The big problem here is the FERC. Their goal is to be just like financial regulators in the 90s and 2000s – to be cheerleaders and help companies increase their bottom line and grow GDP. To be their drinking buddies.

This is totally wrong.

Now I’m not talking about shutting down infrastructure. I’m talking about making the companies building infrastructure to do it responsibly. To double-under score that gas is a transition fuel and we need to cap it’s usage at some point. To show that fracking is incredibly harmful and also should be capped. That some day soon we’re going to have to rely on geothermal, wind, solar. Maybe nuclear if we can ever get it done right. There are enormous challenges to doing that, so I acknowledge we just can’t wipe out nat gas and oil instantaneously. But there has to be a clear plan and FERC et al have to reign in excesses.

To do that, they have do what we did in 2008 with finance. They have to get tough. They need to grow teeth. They need to dictate terms to energy companies, not ask them what they want done. Executives need to go to jail when they break the law. The FERC should stop turning a blind eye to federal guidelines and laws. Concerned residents, conservation organizations, and environmental protection agencies should not be seen as “problems” for FERC to work around.

The government, and the people, should not trust vague assurances. “We’re exerts, we know what we’re doing, we’re following industry best practices”. This is what the people behind the financial collapse said. They said trust us, this model will work – and the all fell apart when Parmalat went bankrupt. They said trust us, this model will work again – and then the Basket and CDO models went to crap when the market dove.

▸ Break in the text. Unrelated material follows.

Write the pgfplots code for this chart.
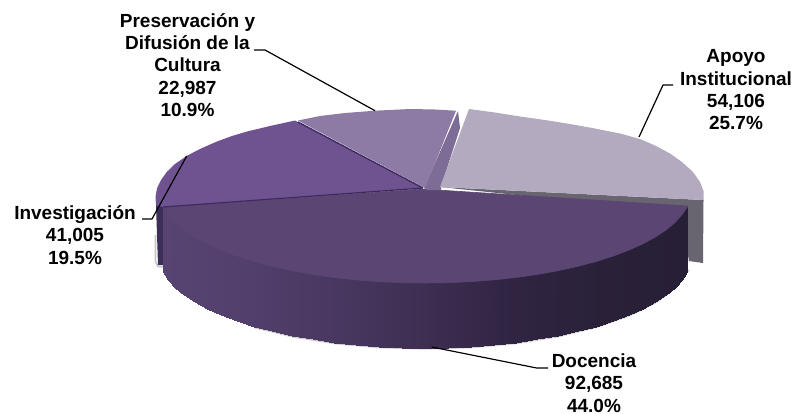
\documentclass[border=0pt]{standalone}
\usepackage{fontspec}
\setmainfont{Liberation Sans}
\usepackage{pgfplots}
\pgfplotsset{compat=1.18}
\definecolor{cDoc}{RGB}{91,70,115}
\definecolor{cInv}{RGB}{111,83,145}
\definecolor{cPre}{RGB}{141,122,165}
\definecolor{cApo}{RGB}{179,170,192}
\definecolor{cGray}{RGB}{104,100,112}
\definecolor{cWallP}{RGB}{125,108,150}
\definecolor{cWallI}{RGB}{60,46,88}
\definecolor{cEdge}{RGB}{62,42,94}
\begin{document}
\begin{tikzpicture}
\begin{axis}[
  at={(0,0)},anchor=south west,
  scale only axis,width=794pt,height=413pt,
  xmin=0,xmax=794,ymin=0,ymax=413,y dir=reverse,
  hide axis,clip=false,
  colormap={sidemap}{rgb255=(88,68,114) rgb255=(82,63,108) rgb255=(72,55,96) rgb255=(62,46,82) rgb255=(48,36,66) rgb255=(42,33,57) rgb255=(39,31,53)},
  point meta min=163,point meta max=687,
  every axis plot/.append style={line join=round}
]
% soft shadows
\addplot[black!22,line width=1.6pt] coordinates {(155.5,235)(155.5,262)(158,266.5)(165,267)};
\addplot[black!20,line width=1.4pt] coordinates {(254,327.5)(292,336.7)(334,343.5)(378.8,347.6)(425,349)(471.2,347.6)(516,343.5)(558,336.7)(596,327.5)(628.8,316.1)(655.4,303)(675,288.5)(689,270)};
% Apoyo walls
\addplot[draw=none,fill=cGray] coordinates {(440,187)(703.5,200)(703,263)(689,261)(680,212)} -- cycle;
% Investigacion wall
\addplot[draw=none,fill=cWallI] coordinates {(156,205)(165,207)(165,265)(158,265)} -- cycle;
% Docencia side
\addplot[surf,shader=interp,mesh/rows=2,point meta=x] table {
x y
163 207
168.1 213.8
175 220.5
183.9 226.9
194.6 233
207.1 239.8
221.2 246.1
236.9 252.1
254 257.5
272.4 262.4
292 266.7
312.6 270.4
334 273.5
356.2 275.9
378.8 277.6
401.8 278.7
425 279
448.2 278.7
471.2 277.6
493.8 275.9
516 273.5
537.4 270.4
558 266.7
577.6 262.4
596 257.5
613.1 252.1
628.8 246.1
642.9 239.8
655.4 233
666.1 226.9
675 220.5
681.9 213.8
687 207
163 272
168.1 279.8
175 287.5
183.9 294.9
194.6 302
207.1 308.8
221.2 315.1
236.9 321.1
254 326.5
272.4 331.4
292 335.7
312.6 339.4
334 342.5
356.2 344.9
378.8 346.6
401.8 347.7
425 348
448.2 347.7
471.2 346.6
493.8 344.9
516 342.5
537.4 339.4
558 335.7
577.6 331.4
596 326.5
613.1 321.1
628.8 315.1
642.9 308.8
655.4 302
666.1 294.9
675 287.5
681.9 279.8
687 272
};
% Docencia top
\addplot[draw=cDoc,line width=0.6pt,fill=cDoc] coordinates {(163,207)(422,189)(688,206)(681.9,214.8)(675,222.5)(666.1,229.9)(655.4,237)(642.9,243.8)(628.8,250.1)(613.1,256.1)(596,261.5)(577.6,266.4)(558,270.7)(537.4,274.4)(516,277.5)(493.8,279.9)(471.2,281.6)(448.2,282.7)(425,283)(401.8,282.7)(378.8,281.6)(356.2,279.9)(334,277.5)(312.6,274.4)(292,270.7)(272.4,266.4)(254,261.5)(236.9,256.1)(221.2,250.1)(207.1,243.8)(194.6,237)(183.9,229.9)(175,222.5)(168.1,214.8)} -- cycle;
% Investigacion top
\addplot[draw=none,fill=cInv] coordinates {(423,188)(295,120.5)(270,126)(247,131.5)(232,136)(217,141.5)(201,148.5)(187,155.7)(175,164)(167,171.7)(161,180)(157,188.3)(155.5,197)(156,205)(163,207)} -- cycle;
\addplot[cEdge,line width=1.2pt] coordinates {(163,207)(423,188)};
% Preservacion wall and top
\addplot[draw=none,fill=cWallP] coordinates {(458,111)(460,128)(441,187)(441,190)(427,190)(424,188)} -- cycle;
\addplot[draw=none,fill=cPre] coordinates {(425,188)(298,120.5)(320,116)(345,113)(375,110.7)(410,109)(435,109.5)(456,110.7)} -- cycle;
\addplot[cEdge,line width=1.4pt] coordinates {(423,188)(298,122)};
% Apoyo top
\addplot[draw=none,fill=cApo] coordinates {(440,187)(469,109)(495,112.5)(520,116.5)(545,120)(570,124)(595,128.5)(620,133.5)(640,139)(655,145.5)(670,153.5)(682,162)(693,172)(700,182)(703.5,191)(703.5,200)} -- cycle;
% Leaders
\addplot[black,line width=1.2pt] coordinates {(254,50)(265,50)(375,110.7)};
\addplot[black,line width=1.2pt] coordinates {(673,85)(663,85)(639,137)};
\addplot[black,line width=1.2pt] coordinates {(142,219)(152,219)(186.7,156)};
\addplot[black,line width=1.2pt] coordinates {(431.7,347)(536.7,368)(548,368)};
\tikzset{lab/.style={align=center,font=\fontsize{19}{22.3}\selectfont\bfseries,inner sep=0pt}}
\node[lab] at (axis cs:187.5,65) {Preservación y\\Difusión de la\\Cultura\\22,987\\10.9\%};
\node[lab] at (axis cs:736,90) {Apoyo\\Institucional\\54,106\\25.7\%};
\node[lab] at (axis cs:75,235) {Investigación\\41,005\\19.5\%};
\node[lab] at (axis cs:594,383) {Docencia\\92,685\\44.0\%};
\end{axis}
\pgfresetboundingbox
\path (0,0) rectangle (794pt,413pt);
\end{tikzpicture}
\end{document}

They said no no no, wait wait, give us one more chance – and Lehman went under and the Fed started printing money 24/7 to keep the lights on for everyone.

The energy companies should finance this. The FERC budget should come from energy companies as a production tax. Their budget problems would evaporate if they got even a fraction of a percent of the production numbers.

Sounds just like PennEast and all the other drilling and pipeline companies, doesn’t it?

Congress and the administration should act too. FERCs sole-approval authority should be revoked. They should be peers to the other agencies, not above them.

Industry should not be inviting FERC directors to give presentations of projections at their conferences. The industry should be scared to death of them. That’s when you know you’re doing it right.